• **Exercise brief**
Set down, exactly as written, the lines from the top of the data to the line that holds "const yTicks = [0, 200, 400, 600, 800, 1000, 1200];", and omit the pictures.
>>>>
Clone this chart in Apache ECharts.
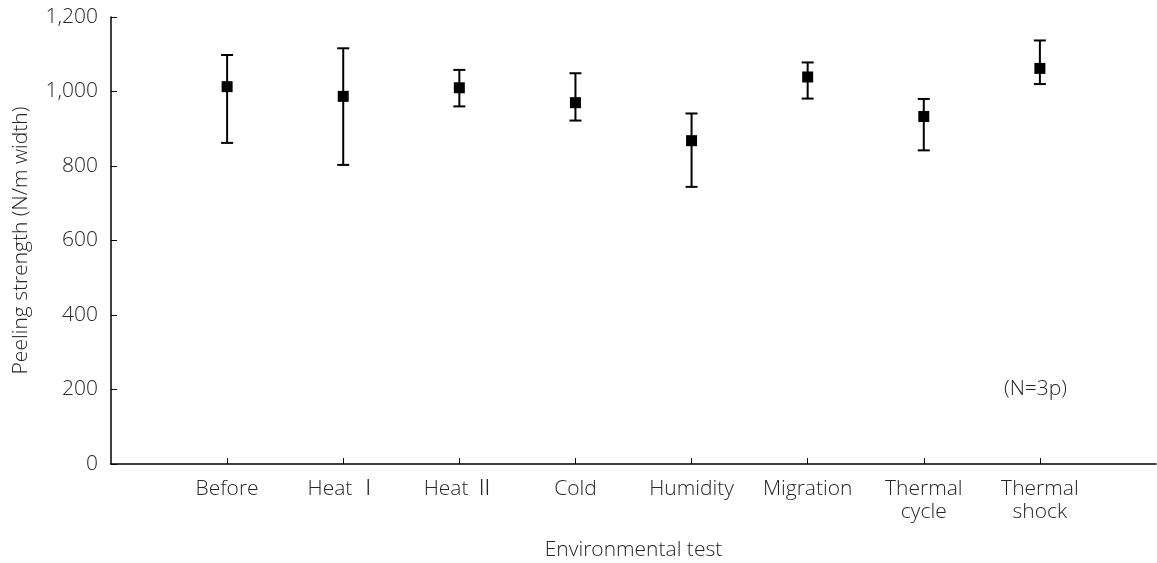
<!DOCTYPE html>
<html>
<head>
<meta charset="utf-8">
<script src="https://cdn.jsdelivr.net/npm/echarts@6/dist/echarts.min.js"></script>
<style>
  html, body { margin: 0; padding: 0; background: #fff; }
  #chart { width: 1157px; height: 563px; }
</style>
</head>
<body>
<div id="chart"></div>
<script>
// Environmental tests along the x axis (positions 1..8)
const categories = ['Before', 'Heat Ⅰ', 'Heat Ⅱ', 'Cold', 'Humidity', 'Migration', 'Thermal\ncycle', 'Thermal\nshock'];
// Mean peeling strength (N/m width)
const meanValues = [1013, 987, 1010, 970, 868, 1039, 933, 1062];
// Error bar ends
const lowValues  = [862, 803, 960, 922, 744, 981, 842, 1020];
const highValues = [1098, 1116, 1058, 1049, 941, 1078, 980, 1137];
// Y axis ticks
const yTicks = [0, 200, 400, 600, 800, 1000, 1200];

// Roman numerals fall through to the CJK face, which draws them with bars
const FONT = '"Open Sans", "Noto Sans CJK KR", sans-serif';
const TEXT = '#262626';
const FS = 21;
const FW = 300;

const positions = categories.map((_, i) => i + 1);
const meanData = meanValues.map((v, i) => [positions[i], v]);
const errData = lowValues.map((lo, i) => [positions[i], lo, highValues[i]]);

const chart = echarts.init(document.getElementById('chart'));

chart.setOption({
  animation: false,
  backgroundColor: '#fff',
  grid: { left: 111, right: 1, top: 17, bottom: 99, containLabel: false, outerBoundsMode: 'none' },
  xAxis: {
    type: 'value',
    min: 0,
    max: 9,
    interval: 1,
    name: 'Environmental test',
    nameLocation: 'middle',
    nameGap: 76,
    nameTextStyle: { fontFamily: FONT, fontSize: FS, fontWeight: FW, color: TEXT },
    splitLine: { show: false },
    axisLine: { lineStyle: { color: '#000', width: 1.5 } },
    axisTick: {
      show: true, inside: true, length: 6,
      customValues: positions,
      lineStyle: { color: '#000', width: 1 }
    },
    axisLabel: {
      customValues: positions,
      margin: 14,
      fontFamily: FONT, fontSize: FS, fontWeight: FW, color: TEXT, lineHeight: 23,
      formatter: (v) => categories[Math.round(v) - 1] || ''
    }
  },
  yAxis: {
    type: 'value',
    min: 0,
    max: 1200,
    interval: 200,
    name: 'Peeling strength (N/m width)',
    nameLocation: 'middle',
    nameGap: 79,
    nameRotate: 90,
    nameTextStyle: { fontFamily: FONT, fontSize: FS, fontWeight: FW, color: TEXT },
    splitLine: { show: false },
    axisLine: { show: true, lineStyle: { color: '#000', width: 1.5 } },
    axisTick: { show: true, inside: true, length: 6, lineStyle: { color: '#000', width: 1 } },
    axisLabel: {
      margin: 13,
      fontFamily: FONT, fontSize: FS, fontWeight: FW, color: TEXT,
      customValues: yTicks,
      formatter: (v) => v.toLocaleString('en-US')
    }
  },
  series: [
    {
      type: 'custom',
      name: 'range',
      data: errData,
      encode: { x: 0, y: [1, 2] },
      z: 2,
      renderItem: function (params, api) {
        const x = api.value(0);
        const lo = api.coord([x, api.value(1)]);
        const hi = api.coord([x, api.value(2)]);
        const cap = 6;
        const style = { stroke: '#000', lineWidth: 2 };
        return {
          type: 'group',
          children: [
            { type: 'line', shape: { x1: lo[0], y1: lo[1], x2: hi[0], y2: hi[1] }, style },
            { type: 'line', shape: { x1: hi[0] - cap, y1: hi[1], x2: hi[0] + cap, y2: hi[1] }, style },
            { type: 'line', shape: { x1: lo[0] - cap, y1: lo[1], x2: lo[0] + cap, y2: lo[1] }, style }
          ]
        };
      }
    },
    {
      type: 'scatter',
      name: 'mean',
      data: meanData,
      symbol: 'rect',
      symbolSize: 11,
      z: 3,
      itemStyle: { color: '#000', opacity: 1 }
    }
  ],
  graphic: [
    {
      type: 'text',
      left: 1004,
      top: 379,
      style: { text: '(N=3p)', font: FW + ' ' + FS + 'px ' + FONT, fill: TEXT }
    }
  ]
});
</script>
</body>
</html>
<<<<
• **Exercise response**
Clone this chart in Apache ECharts.
<!DOCTYPE html>
<html>
<head>
<meta charset="utf-8">
<script src="https://cdn.jsdelivr.net/npm/echarts@6/dist/echarts.min.js"></script>
<style>
  html, body { margin: 0; padding: 0; background: #fff; }
  #chart { width: 1157px; height: 563px; }
</style>
</head>
<body>
<div id="chart"></div>
<script>
// Environmental tests along the x axis (positions 1..8)
const categories = ['Before', 'Heat Ⅰ', 'Heat Ⅱ', 'Cold', 'Humidity', 'Migration', 'Thermal\ncycle', 'Thermal\nshock'];
// Mean peeling strength (N/m width)
const meanValues = [1013, 987, 1010, 970, 868, 1039, 933, 1062];
// Error bar ends
const lowValues  = [862, 803, 960, 922, 744, 981, 842, 1020];
const highValues = [1098, 1116, 1058, 1049, 941, 1078, 980, 1137];
// Y axis ticks
const yTicks = [0, 200, 400, 600, 800, 1000, 1200];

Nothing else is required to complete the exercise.